How do I prove the following statement is a tautology, without using truth tables? $$[¬P ∧ (P ∨ Q)] → Q$$
I know that if we assume $Q ≡ T$ then no matter what the truth value of what is to the left of the implication operator is, the statement will be a tautology. But if we assume that $Q ≡ F$ then there could be two possibilities of the outcome of the statement: If $\;[¬P ∧ (P ∨ Q)] ≡ T,\;$ then the statement is false, and if $\;[¬P ∧ (P ∨ Q)] ≡ F,\;$ then the statement is true (according to the truth table of implication statements: $\;T → F = F\;\text{ and }\;F → F = T.)$
Is there a way of proving $\;[¬P ∧ (P ∨ Q)]\rightarrow Q\;$ is always true without using any truth tables, instead can it be solely proven by words/logic?

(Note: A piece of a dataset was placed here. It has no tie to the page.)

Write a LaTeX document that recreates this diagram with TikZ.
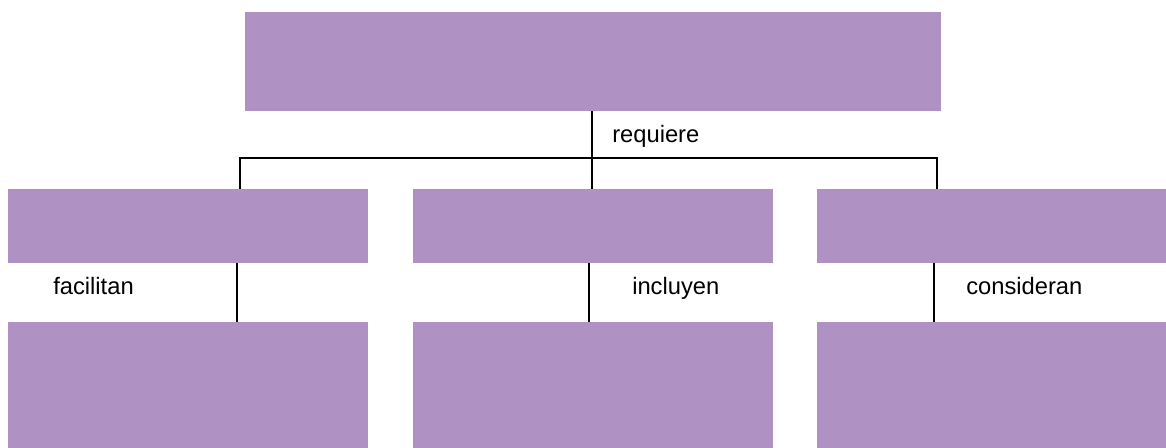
\documentclass[tikz,border=0pt]{standalone}
\usepackage{fontspec}
\setmainfont{Liberation Sans}
\usetikzlibrary{positioning}
\definecolor{boxpurple}{RGB}{176,145,195}

\begin{document}
\begin{tikzpicture}[
        x=0.75pt, y=-0.75pt,
        box/.style={
            rectangle,
            fill=boxpurple,
            inner sep=0pt,
            minimum width=270pt
        },
        link/.style={
            line width=1.5pt,
            black
        },
        tag/.style={
            anchor=base west,
            inner sep=0pt,
            font=\fontsize{17.8}{20}\selectfont
        }
    ]
    \useasboundingbox (0,0) rectangle (1166,447);
    \clip (0,0) rectangle (1166,447);

    % Top box
    \node[box, anchor=north west, minimum width=522pt, minimum height=74pt] (top) at (245,12) {};

    % Second row
    \node[box, anchor=north west, minimum height=55pt] (lefta) at (8,189) {};
    \node[box, minimum height=55pt, right=33pt of lefta] (mida) {};
    \node[box, minimum height=55pt, right=33pt of mida] (righta) {};

    % Third row
    \node[box, minimum height=98pt, below=44pt of lefta] (leftb) {};
    \node[box, minimum height=98pt, below=44pt of mida] (midb) {};
    \node[box, minimum height=98pt, below=44pt of righta] (rightb) {};

    % Branch points
    \coordinate (bl) at (240,158);
    \coordinate (bm) at (592,158);
    \coordinate (br) at (937,158);
    \coordinate (fl) at (237,0);
    \coordinate (fm) at (589,0);
    \coordinate (fr) at (934,0);

    % Connectors
    \draw[link] (top.south -| bm) -- (bm);
    \draw[link] (bl |- lefta.north) -- (bl) -- (br) -- (br |- righta.north);
    \draw[link] (bm) -- (bm |- mida.north);
    \draw[link] (lefta.south -| fl) -- (leftb.north -| fl);
    \draw[link] (mida.south -| fm) -- (midb.north -| fm);
    \draw[link] (righta.south -| fr) -- (rightb.north -| fr);

    % Labels
    \node[tag] (lreq) at (612,142) {requiere};
    \node[tag] (lfac) at (53,294) {facilitan};
    \node[tag] (linc) at (632,294) {incluyen};
    \node[tag] (lcon) at (966,294) {consideran};

\end{tikzpicture}
\end{document}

Or am I just being dumb?
Best Answer
As you note, if $Q$ is true, then the implication is true.
And if $Q$ is false, we have that $\lnot P \land (P \lor Q) \equiv \underbrace{\underbrace{(\lnot P \land P)}_{F} \lor \underbrace{(\lnot P \land \underbrace{Q}_{F})}_{F}}_{F}$ and any implication with a false premise is true.
Hence, the implication is a tautology.